By IANS,
Colombo : Sri Lankan cricket players and officials may be fast recovering physically and psychologically after the March 3 Lahore terror attack, but the island’s cricket governing body has not paid compensation to them yet, a media report said here Sunday.
Describing that it was “only a miracle of providence” that the players and officials escaped when a terror group ambushed them in a foreign country they were touring as ambassadors of goodwill, the report said Sri Lanka Cricket’s inability to pay compensation “shows a gaping hole”.
A team of 12 terrorist sprayed bullets and fired rocket propelled grenades at the convoy carrying Sri Lankan players to the Lahore Gaddafi international stadium to play the third day of the second and last Test against hosts Pakistan March 3.
Seven players and the team’s assistant coach were injured and six Pakistani police officials providing protection to the bus carrying the players were killed in the incident that shook the entire cricketing world.
“While all their immediate medical needs have been attended to, still importantly, the vacuum left by the cricket board in this respect is an indictment of Sri Lanka Cricket itself,” the state-run Sunday Observer said.
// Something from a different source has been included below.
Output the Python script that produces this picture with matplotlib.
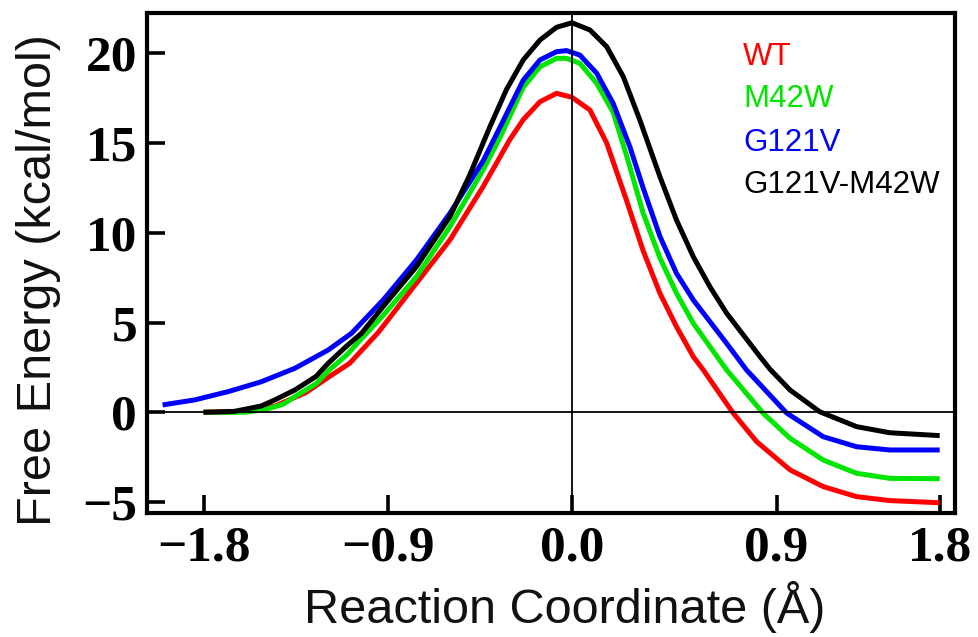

“The inability of the SLC (Sri Lanka Cricket) to compensate the national cricketers and official who were subject to the Lahore terrorist attack a fortnight ago by insurance cover for shock and trauma raises serious questions as to the bona fide of SLC,” it said.
Claiming that this was “the candid opinion of a cross section of insurance people”, the report said that it was a “blatant negligence” on the part of the SLC, which last week got a new interim body after a three-month gap.
“Sixty percent of success of a cricketer depends on mental concentration, and in a situation like this, players not being covered by insurance of this nature is a very serious lapse (of the SLC),” the state-run media report said.